Focus mitts are integral to training striking-based martial arts like Muay Thai, Boxing, and Kickboxing. Pads are used to develop your head movement, defensive, offensive, and movement skills. They also allow you to work on your fundamentals or practice advanced combinations and drills.
Mastering The Art Of Holding Pads
The quality of the training you get from pad drills depends on how good the person holding the pad is. Like any other skill, learning how to hold pads requires practice. Here are some tips that will make you better at holding pads.
1) Keep Your Thumb On Top When Holding Pads
Don’t tuck your thumbs under the grips on the pads since that increases the risk of injuring your thumb. Instead, use a monkey grip (all five fingers going over the grips) to avoid most of the impact of strikes landing on the pad going into your thumb.

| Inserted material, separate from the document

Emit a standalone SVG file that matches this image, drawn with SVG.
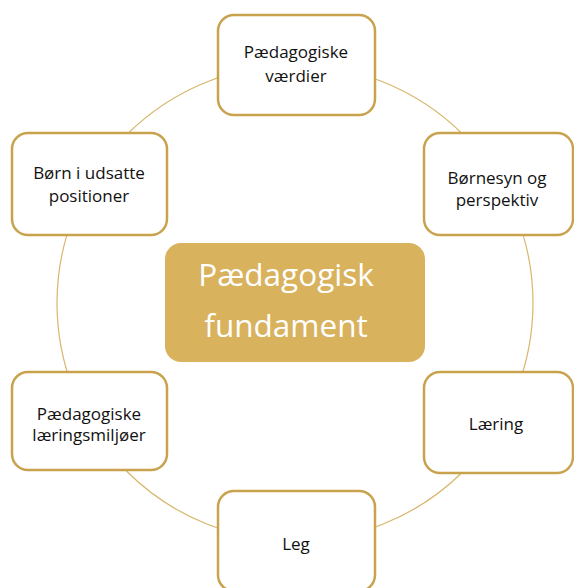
<svg xmlns="http://www.w3.org/2000/svg" width="574" height="588" viewBox="0 0 574 588">
<style>
.box{fill:#fff;stroke:#C9A24E;stroke-width:2.5}
.lbl{font-family:"Open Sans","Liberation Sans",sans-serif;font-size:17px;fill:#111;text-anchor:middle}
.ctr{font-family:"Open Sans","Liberation Sans",sans-serif;font-size:31.5px;fill:#fff;text-anchor:middle}
</style>
<rect width="574" height="588" fill="#fff"/>
<g id="connectors">
<circle cx="295" cy="303" r="238" fill="none" stroke="#D8B66A" stroke-width="1.2"/>
</g>
<g id="center">
<rect x="165" y="243" width="260" height="119" rx="16" fill="#D9B25E"/>
<text class="ctr" x="286" y="286">Pædagogisk</text>
<text class="ctr" x="286" y="337">fundament</text>
</g>
<g id="n-vaerdier">
<rect class="box" x="218" y="15" width="157" height="100" rx="16"/>
<text class="lbl" x="296" y="58">Pædagogiske</text>
<text class="lbl" x="296" y="82">værdier</text>
</g>
<g id="n-boernesyn">
<rect class="box" x="424" y="133" width="149" height="102" rx="16"/>
<text class="lbl" x="497" y="184">Børnesyn og</text>
<text class="lbl" x="497" y="206">perspektiv</text>
</g>
<g id="n-laering">
<rect class="box" x="424" y="372" width="149" height="101" rx="16"/>
<text class="lbl" x="496" y="430">Læring</text>
</g>
<g id="n-leg">
<rect class="box" x="218" y="491" width="157" height="100" rx="16"/>
<text class="lbl" x="296" y="550">Leg</text>
</g>
<g id="n-laeringsmiljoer">
<rect class="box" x="12" y="372" width="155" height="98" rx="16"/>
<text class="lbl" x="89" y="420">Pædagogiske</text>
<text class="lbl" x="89" y="441">læringsmiljøer</text>
</g>
<g id="n-udsatte">
<rect class="box" x="12" y="133" width="155" height="102" rx="16"/>
<text class="lbl" x="89" y="179">Børn i udsatte</text>
<text class="lbl" x="89" y="202">positioner</text>
</g>
</svg>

2) Maintain A Proper Fighting Stance
Stick to the proper stance of the martial art you’re training when holding pads. This puts your body in position to absorb incoming strikes and makes it easier to protect your head and body from any strikes that stray away from the pad. A proper orthodox stance for most striking-based combat styles is your left foot forward and your right foot pointing outward.
3) Keep The Pad At The Proper Level
Hold the pads at about your opponent’s height level for strikes to the head, and bring them towards your sternum for body strikes. Adjust the level of the pads based on your partner’s experience level. For example, if your partner hasn’t built up the flexibility to throw roundhouse kicks to the head, bring the pads down to a more comfortable level. That way, they can train without having to sacrifice technique.
4) Give Your Partner’s Strikes Decent Resistance
You shouldn’t be holding pads still when training. Instead, meet your opponent’s strikes by meeting their strikes as they come toward you. There should not be much give when your partner’s strikes land on the pads. Holding pads looks like the children’s game pat-a-cake when done correctly. Floyd Mayweather training with his late Uncle Roger Mayweather is an excellent example of how to meet your partner’s strikes.
5) Exhale After Each Strike Touches The Mitts
Breathing correctly while holding pads makes it easier to keep the intensity up. It also teaches you how to absorb strikes when sparring or performing glove-on-glove grills. Holding mitts is a mutually beneficial activity. You get to work on your game while your partner does the same.
6) Manage The Range
Taking it upon yourself to manage the distance between you and your partner allows them to build proper techniques like footwork, properly rotating their roundhouse kicks, or fully extending on their punches.
7) Don’t Get Careless When Kicks And Knees Are Involved
Knees and kicks land with lots of power, so you want to ensure you’re holding the pads properly when working these techniques. Stack the pads against your midsection when defending against knees, lean forward into the blow, and keep your core tight.
When holding pads for kicks, lean forward into the strike and engage your core. Exhale after every strike, as we discussed earlier.
8) Take Your Role As The Coach Seriously
As the pad holder, it is up to you to lead your partner during drills. You serve as a source of constructive feedback and set the intensity of the training session. Take your coaching role seriously, and you’ll be shocked at how much your skills improve as you train others.
9) Address Poor Technique
Giving your partner constant feedback as you hold the pad helps to improve their form. Tell them if they keep dropping their hands or forget to return to their fighting stance after each strike. Throw strikes occasionally at your partner to get them to work their defense and keep their reflexes sharp.
10) Stay Focused On The Task Ahead
You can end up eating an unexpected strike or worse if you lose focus while holding pads. You’re always in control of your opponent’s strikes, so be ready for each one. As the pad holder, it is your responsibility to ensure your partner’s strikes land on the pads and not on your head or body. Stay sharp when performing focus mitt drills, and take a break if your start losing focus.
11) Get In The Groove
Before you start throwing punches, getting into the right mindset is crucial. This means getting yourself excited and ready to go. You need to be enthusiastic about holding the pads so your partner can feed off your energy. If you’re not into it, your partner won’t be either.
12) Stay Loose
It’s important to stay loose when you’re holding the pads. This means not gripping them too tightly and not holding them too close to your body. If you’re too tense, it will be harder for your partner to punch through the pads. If you hold the pads too close to your body, then your partner won’t be able to get a full range of motion with their punches.
13) Move Around
It’s crucial to move around when you’re holding the pads. This will help you stay loose and give your partner a moving target to punch at. Additionally, it will force your partner to use their footwork to put them in position to strike the pads.
14) Use Different Angles
You should use different angles when you’re holding the pads. This will give your partner a more challenging target to hit and help them improve their accuracy. Creating angles also forces your parent to use their footwork and pivoting techniques to keep up with you.
15) Vary The Intensity
You should vary the intensity of your punches. This will help your partner work on their speed and power. More advanced partners can handle fast-paced drills, but slow things down for less experienced training partners. Remember, one of the keys to getting the most out of focus mitt drills is having your partner perform each technique with perfect form.